Ok, so they weren’t truly lost...they are students from the University of Washington on a study abroad trip. They’re living in a village about two hours away from Makeni. It is one of the parish outposts that Fr. Francis is only able to get to celebrate Mass at about once every two months. We headed there Sunday morning; he told me for the first time during the drive out that the village has Americans there. Sure, Father, sure.
They were more in shock to see me than I was to see 12 beautiful Americans sitting in the makeshift chapel/hut. Nine women, two young men, and their anthropology professor, all speaking the regional dialect better than I could imagine. Their professor has been coming to Sierra Leone every summer for 24 years and has an obvious love for the land. He prepares his students during the spring semester by covering the country’s details and a language preparation course. I later told one of the students that they had the “navy seal” training compared to my own preparation—they just threw me out of the airplane.
But I wouldn’t have it any other way.
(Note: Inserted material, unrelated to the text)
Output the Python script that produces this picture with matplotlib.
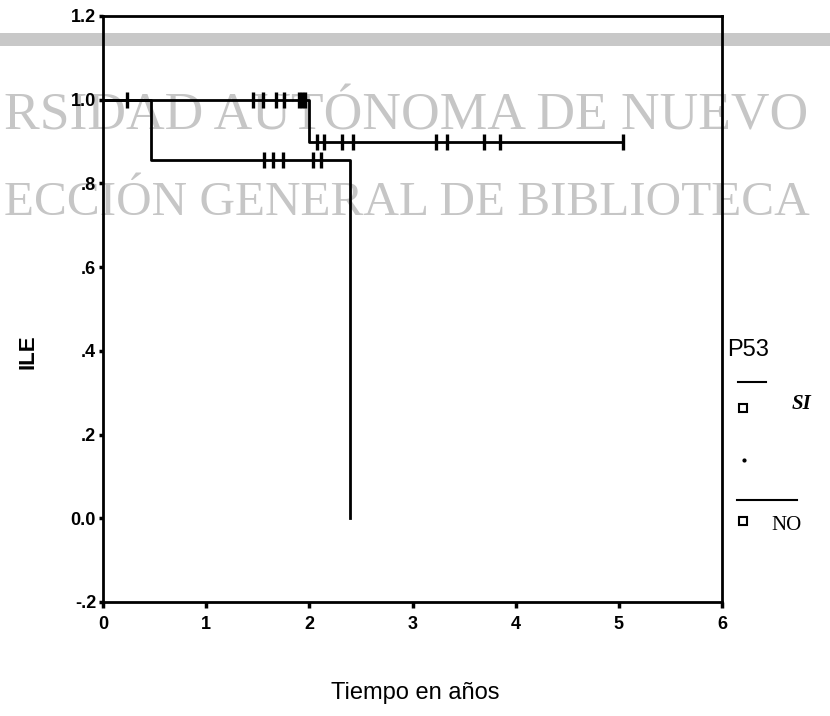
import numpy as np
import matplotlib
matplotlib.use("Agg")
import matplotlib.pyplot as plt
from matplotlib.lines import Line2D
from matplotlib.patches import Rectangle

# Kaplan-Meier curves (time in years, survival)
si_times = [0.0, 2.0, 5.04]
si_surv = [1.0, 0.9, 0.9]
si_censored = [0.23, 1.45, 1.55, 1.68, 1.75, 1.90, 1.93, 1.96,
               2.07, 2.14, 2.32, 2.42, 3.23, 3.33, 3.69, 3.85, 5.04]

no_times = [0.0, 0.47, 2.39]
no_surv = [1.0, 0.857, 0.0]
no_censored = [1.56, 1.65, 1.74, 2.04, 2.11]

x_ticks = [0, 1, 2, 3, 4, 5, 6]
y_ticks = [-0.2, 0.0, 0.2, 0.4, 0.6, 0.8, 1.0, 1.2]
y_tick_labels = ['-.2', '0.0', '.2', '.4', '.6', '.8', '1.0', '1.2']

W, H = 830, 716


def fx(x):
    return x / W


def fy(y):
    return 1 - y / H


def surv_at(times, surv, t):
    # value of a post-step function at time t
    i = np.searchsorted(times, t, side='right') - 1
    return surv[max(i, 0)]


fig = plt.figure(figsize=(W / 100, H / 100), dpi=100)
fig.patch.set_facecolor('white')

# scanned library watermark, behind everything
wm = '#c6c6c6'
fig.text(fx(4), fy(130), 'RSIDAD AUTÓNOMA DE NUEVO', family='Liberation Serif',
         fontsize=38.5, color=wm, ha='left', va='baseline', zorder=-2)
fig.text(fx(4), fy(215), 'ECCIÓN GENERAL DE BIBLIOTECA', family='Liberation Serif',
         fontsize=35.5, color=wm, ha='left', va='baseline', zorder=-2)
fig.add_artist(Rectangle((0, fy(46)), 1, fy(33) - fy(46), transform=fig.transFigure,
                         facecolor='#c8c8c8', edgecolor='none', zorder=-2))

ax = fig.add_axes([fx(103), fy(602), fx(722) - fx(103), fy(16) - fy(602)])
ax.set_facecolor('none')

for times, surv, cens in [(si_times, si_surv, si_censored),
                          (no_times, no_surv, no_censored)]:
    ax.step(times, surv, where='post', color='black', lw=2.0)
    cy = [surv_at(times, surv, t) for t in cens]
    ax.plot(cens, cy, ls='none', marker='|', color='black', ms=12, mew=2.4)

ax.set_xlim(0, 6)
ax.set_ylim(-0.2, 1.2)
ax.set_xticks(x_ticks)
ax.set_xticklabels([str(v) for v in x_ticks], fontsize=13, fontweight='bold',
                   family='Liberation Sans')
ax.set_yticks(y_ticks)
ax.set_yticklabels(y_tick_labels, fontsize=13, fontweight='bold',
                   family='Liberation Sans')
ax.tick_params(axis='x', direction='out', length=4, width=2.5, pad=6)
ax.tick_params(axis='y', direction='out', length=3, width=2.5, pad=2)
for sp in ax.spines.values():
    sp.set_linewidth(2.0)

ax.set_ylabel('ILE', fontsize=16, fontweight='bold', family='Liberation Sans')
ax.yaxis.set_label_coords(-0.105, 0.427)
ax.set_xlabel('Tiempo en años', fontsize=17, family='Liberation Sans')
ax.xaxis.set_label_coords(0.504, -0.156)
ax.xaxis.label.set_va('center')

# legend, drawn by hand as in the scan
fig.text(fx(727), fy(350), 'P53', fontsize=17, family='Liberation Sans',
         ha='left', va='center')
fig.add_artist(Line2D([fx(738), fx(766)], [fy(382), fy(382)], color='black', lw=1.5,
                      transform=fig.transFigure))
fig.add_artist(Line2D([fx(743)], [fy(408)], marker='s', ms=6, mfc='white', mec='black',
                      mew=1.5, transform=fig.transFigure))
fig.text(fx(792), fy(404), 'SI', fontsize=15, family='Liberation Serif', style='italic',
         fontweight='bold', ha='left', va='center')
fig.add_artist(Line2D([fx(744)], [fy(460)], marker='o', ms=2, color='black',
                      transform=fig.transFigure))
fig.add_artist(Line2D([fx(737), fx(797)], [fy(500), fy(500)], color='black', lw=1.5,
                      transform=fig.transFigure))
fig.add_artist(Line2D([fx(743)], [fy(521)], marker='s', ms=6, mfc='white', mec='black',
                      mew=1.5, transform=fig.transFigure))
fig.text(fx(771), fy(526), 'NO', fontsize=15, family='Liberation Serif',
         ha='left', va='center')

fig.savefig('out.png', dpi=100)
The students were all amazed that I have been here six weeks on my own without knowing the language or having another American to stay with. They are only here for one month and they are all still fresh off the plane—they overwhelmed me a bit with talking about their Powerbars, shampoo bottles, and packets of instant Starbucks (Seattle water, they called it). I’ve been here in Africa long enough to have a reverse culture-shock, I guess. Yet it gave me a great morale boost to head into this last stretch of my trip. It warmed my heart to have such an onslaught of American company the day before the 4th of July. They invited me back to the village today to celebrate our independence, but I had to teach. Shame, though—they told me they would be sacrificing a goat.
As much as I have longed for that companionship, yesterday’s escapade made me appreciate (for truly the first time) my conditions and the solitude I have been given. A sheltered, itinerary-bound study abroad program wouldn’t have done me any good, especially for discerning this priesthood of Christ. Benedict XVI writes, “In order to mature, in order to make real progress on the path leading from a superficial piety into profound oneness with God’s will, man needs to be tried..…Love is always a process involving purifications…and painful transformations of ourselves” (Jesus of Nazareth, 162). My prayer life certainly wouldn’t have been challenged to the next level if I had eleven friends living in such close proximity. Check out the picture below—how’s that for student housing?
That’s all I got. Oh, and that Seattle water was delicious.